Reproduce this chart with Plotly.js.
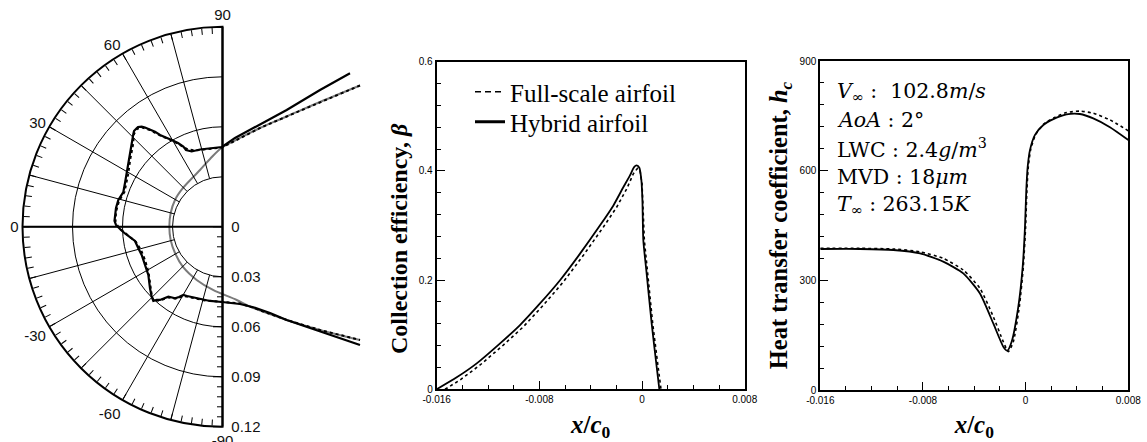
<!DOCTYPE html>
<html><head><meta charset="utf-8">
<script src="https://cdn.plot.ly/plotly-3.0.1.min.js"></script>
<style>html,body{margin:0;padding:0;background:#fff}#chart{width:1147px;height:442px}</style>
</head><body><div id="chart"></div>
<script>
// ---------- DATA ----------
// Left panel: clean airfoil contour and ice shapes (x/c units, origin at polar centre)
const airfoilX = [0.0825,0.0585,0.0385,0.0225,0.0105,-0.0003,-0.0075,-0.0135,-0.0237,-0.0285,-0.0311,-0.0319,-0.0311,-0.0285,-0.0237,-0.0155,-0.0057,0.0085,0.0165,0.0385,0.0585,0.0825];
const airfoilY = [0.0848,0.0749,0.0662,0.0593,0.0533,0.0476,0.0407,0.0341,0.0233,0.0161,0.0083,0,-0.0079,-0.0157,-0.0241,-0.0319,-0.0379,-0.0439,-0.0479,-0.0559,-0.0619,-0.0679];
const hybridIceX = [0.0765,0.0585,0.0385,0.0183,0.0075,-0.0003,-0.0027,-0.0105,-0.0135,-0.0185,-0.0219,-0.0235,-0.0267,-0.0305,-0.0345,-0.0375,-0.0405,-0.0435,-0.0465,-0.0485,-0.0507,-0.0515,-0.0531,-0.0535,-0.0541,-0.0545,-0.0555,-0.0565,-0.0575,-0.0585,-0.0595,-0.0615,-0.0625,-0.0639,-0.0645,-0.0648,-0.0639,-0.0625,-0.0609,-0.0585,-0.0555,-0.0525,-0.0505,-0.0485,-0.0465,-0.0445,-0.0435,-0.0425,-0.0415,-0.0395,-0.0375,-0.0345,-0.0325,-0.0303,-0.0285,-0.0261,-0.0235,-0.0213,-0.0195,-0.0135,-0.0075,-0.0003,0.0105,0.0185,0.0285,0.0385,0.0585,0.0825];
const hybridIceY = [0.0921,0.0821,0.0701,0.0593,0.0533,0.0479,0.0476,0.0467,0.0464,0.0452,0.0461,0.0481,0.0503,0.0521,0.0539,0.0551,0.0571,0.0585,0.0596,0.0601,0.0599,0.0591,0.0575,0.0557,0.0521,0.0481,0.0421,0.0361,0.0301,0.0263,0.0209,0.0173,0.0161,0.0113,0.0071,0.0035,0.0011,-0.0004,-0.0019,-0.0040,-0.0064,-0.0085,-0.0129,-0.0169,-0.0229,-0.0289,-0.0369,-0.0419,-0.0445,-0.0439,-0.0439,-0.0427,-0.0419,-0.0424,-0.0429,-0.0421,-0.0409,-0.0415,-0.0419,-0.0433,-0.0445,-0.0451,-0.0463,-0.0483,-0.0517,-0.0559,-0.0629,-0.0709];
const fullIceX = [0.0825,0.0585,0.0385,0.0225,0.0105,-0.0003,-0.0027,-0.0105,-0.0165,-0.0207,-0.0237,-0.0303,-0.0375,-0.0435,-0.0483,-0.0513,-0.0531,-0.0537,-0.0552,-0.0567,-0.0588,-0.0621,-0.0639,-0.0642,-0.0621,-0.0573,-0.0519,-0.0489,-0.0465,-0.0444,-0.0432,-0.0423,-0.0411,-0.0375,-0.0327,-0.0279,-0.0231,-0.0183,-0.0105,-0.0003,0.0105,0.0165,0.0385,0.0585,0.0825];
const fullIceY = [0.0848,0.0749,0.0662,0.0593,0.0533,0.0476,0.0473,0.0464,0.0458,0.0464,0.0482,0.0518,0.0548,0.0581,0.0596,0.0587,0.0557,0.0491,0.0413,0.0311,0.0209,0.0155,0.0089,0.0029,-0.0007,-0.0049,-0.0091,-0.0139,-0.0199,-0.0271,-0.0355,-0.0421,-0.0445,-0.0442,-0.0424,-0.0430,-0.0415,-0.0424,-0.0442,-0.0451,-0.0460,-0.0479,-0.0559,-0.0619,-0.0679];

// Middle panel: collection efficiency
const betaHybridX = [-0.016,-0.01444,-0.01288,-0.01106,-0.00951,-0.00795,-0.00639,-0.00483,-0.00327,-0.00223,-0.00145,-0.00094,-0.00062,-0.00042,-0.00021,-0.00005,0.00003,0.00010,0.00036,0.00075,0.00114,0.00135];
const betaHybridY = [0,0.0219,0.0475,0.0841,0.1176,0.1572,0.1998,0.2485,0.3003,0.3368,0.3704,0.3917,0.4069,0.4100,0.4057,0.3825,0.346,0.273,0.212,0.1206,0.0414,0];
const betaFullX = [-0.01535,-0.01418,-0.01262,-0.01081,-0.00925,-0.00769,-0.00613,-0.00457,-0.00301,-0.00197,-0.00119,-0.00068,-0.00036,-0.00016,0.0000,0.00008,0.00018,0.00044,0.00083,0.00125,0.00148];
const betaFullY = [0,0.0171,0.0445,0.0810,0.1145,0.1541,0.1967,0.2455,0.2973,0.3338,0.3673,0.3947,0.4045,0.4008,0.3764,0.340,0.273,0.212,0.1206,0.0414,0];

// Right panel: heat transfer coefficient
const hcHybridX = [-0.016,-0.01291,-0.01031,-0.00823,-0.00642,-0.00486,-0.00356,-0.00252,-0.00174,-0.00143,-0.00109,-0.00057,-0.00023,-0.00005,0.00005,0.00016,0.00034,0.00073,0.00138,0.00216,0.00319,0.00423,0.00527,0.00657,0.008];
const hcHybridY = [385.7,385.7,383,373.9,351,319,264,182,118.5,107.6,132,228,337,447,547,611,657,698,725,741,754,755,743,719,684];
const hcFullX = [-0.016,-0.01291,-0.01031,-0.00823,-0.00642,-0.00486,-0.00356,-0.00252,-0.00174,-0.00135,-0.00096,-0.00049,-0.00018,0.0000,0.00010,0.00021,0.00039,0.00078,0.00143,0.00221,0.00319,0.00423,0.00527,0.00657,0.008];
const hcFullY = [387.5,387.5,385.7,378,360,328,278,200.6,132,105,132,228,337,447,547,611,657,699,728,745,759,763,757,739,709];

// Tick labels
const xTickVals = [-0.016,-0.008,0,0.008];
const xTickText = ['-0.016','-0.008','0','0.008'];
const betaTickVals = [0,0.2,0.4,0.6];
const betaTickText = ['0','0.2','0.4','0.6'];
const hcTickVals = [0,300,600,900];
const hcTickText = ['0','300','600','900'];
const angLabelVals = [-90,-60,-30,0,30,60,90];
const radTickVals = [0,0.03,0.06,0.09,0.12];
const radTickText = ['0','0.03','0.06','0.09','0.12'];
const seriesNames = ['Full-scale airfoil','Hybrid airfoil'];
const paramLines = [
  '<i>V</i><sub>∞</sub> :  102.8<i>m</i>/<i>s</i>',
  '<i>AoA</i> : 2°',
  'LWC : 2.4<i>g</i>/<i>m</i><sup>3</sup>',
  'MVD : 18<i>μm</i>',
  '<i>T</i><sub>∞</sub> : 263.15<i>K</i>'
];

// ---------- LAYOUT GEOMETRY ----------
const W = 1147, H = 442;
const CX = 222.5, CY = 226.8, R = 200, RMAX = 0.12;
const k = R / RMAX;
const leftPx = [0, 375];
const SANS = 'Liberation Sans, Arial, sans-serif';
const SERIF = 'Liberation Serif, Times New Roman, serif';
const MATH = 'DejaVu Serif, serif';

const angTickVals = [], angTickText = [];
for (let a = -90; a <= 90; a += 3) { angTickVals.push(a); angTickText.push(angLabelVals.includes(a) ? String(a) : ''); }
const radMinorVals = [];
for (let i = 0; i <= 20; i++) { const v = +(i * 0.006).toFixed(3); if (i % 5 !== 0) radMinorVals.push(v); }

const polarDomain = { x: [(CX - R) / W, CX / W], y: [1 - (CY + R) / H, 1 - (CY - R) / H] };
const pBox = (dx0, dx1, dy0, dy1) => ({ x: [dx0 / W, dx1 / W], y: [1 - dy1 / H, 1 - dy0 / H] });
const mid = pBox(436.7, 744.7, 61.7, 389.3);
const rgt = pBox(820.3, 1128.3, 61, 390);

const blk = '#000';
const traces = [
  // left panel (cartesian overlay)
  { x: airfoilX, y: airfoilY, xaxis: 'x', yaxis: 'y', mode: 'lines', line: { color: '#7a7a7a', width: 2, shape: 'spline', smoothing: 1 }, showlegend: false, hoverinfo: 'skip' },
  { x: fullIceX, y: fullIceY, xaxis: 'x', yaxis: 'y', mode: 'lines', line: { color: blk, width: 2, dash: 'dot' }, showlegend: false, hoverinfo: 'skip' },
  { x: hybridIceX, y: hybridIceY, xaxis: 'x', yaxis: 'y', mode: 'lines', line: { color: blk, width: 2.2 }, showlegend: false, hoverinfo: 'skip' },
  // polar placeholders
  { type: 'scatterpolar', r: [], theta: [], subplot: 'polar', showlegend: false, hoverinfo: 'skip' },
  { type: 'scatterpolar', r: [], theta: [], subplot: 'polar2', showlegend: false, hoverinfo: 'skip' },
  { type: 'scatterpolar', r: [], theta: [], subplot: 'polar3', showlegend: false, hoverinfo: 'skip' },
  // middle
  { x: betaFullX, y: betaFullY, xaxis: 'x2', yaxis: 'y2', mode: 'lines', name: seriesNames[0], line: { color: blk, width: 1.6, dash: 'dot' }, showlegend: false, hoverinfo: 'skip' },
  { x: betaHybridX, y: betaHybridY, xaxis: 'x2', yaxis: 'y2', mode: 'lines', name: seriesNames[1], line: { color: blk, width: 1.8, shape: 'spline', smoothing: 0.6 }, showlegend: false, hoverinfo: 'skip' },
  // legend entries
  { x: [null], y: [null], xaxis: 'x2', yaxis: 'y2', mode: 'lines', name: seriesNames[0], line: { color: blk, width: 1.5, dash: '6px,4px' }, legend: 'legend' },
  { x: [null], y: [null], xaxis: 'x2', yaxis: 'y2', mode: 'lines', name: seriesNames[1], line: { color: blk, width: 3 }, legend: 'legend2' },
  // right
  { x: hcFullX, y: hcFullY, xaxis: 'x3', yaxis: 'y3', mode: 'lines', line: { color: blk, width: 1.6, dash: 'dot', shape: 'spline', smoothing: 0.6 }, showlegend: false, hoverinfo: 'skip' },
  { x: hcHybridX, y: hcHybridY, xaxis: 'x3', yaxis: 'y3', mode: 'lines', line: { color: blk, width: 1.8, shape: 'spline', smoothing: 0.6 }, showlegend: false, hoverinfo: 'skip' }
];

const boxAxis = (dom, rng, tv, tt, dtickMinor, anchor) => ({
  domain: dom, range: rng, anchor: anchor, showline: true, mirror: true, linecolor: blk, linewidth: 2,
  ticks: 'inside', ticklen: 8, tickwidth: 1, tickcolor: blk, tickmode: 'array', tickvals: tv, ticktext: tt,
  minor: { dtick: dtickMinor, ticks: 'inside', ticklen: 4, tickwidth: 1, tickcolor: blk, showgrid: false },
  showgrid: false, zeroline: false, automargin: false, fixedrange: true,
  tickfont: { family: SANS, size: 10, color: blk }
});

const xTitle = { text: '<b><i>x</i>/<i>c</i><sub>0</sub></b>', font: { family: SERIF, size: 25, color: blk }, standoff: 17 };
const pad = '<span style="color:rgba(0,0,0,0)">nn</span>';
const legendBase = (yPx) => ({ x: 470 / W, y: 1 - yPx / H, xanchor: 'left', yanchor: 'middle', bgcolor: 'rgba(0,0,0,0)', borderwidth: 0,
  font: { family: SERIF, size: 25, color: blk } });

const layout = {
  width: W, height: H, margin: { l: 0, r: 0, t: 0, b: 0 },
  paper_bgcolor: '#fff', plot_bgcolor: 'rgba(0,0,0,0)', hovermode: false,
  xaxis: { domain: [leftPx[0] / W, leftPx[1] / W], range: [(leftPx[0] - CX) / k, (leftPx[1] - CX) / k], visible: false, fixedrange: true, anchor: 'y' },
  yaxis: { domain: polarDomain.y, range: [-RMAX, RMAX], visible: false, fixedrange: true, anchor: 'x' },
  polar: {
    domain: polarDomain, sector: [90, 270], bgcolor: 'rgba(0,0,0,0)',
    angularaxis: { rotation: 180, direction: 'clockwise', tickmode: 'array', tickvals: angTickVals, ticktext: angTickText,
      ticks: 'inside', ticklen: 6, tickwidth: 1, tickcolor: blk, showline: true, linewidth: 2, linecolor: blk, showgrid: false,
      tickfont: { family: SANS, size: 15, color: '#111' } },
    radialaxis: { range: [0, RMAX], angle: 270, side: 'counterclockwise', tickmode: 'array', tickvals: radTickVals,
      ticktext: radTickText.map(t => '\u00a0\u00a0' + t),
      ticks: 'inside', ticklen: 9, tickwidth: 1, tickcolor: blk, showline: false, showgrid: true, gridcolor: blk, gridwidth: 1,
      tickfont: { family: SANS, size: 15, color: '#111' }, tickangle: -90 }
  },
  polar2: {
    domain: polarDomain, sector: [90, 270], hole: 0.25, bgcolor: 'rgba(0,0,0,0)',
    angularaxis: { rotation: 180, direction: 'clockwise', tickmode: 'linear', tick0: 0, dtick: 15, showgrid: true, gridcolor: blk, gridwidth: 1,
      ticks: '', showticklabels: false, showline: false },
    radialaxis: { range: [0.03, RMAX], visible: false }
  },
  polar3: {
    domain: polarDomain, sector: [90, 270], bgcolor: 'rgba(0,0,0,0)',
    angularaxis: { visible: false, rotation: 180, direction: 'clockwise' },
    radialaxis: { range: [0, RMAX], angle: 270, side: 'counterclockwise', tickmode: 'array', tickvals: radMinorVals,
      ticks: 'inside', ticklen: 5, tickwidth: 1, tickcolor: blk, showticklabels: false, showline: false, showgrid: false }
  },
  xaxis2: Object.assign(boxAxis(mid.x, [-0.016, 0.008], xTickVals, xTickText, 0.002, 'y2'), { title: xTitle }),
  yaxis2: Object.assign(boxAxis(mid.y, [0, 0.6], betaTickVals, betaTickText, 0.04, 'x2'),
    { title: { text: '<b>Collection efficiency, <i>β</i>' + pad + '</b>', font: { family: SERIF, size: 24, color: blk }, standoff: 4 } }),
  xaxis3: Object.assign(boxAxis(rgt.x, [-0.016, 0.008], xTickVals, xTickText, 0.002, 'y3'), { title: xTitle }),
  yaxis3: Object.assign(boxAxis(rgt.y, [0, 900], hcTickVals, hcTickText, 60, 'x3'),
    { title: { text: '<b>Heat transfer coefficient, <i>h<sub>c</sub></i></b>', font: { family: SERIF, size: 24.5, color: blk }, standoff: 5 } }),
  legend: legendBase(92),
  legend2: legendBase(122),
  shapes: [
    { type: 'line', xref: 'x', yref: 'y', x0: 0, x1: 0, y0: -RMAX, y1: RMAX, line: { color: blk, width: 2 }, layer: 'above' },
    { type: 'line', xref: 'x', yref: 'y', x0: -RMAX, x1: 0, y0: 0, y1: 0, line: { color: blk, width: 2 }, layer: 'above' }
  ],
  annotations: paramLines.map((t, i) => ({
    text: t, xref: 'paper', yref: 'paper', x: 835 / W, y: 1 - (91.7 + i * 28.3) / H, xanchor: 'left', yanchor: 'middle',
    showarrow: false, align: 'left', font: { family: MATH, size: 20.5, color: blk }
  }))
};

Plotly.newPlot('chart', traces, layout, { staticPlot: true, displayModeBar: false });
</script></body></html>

#####

Exercise prompt: Count the lines that hold the string "chart" and state that number alone.

Output of the task: 4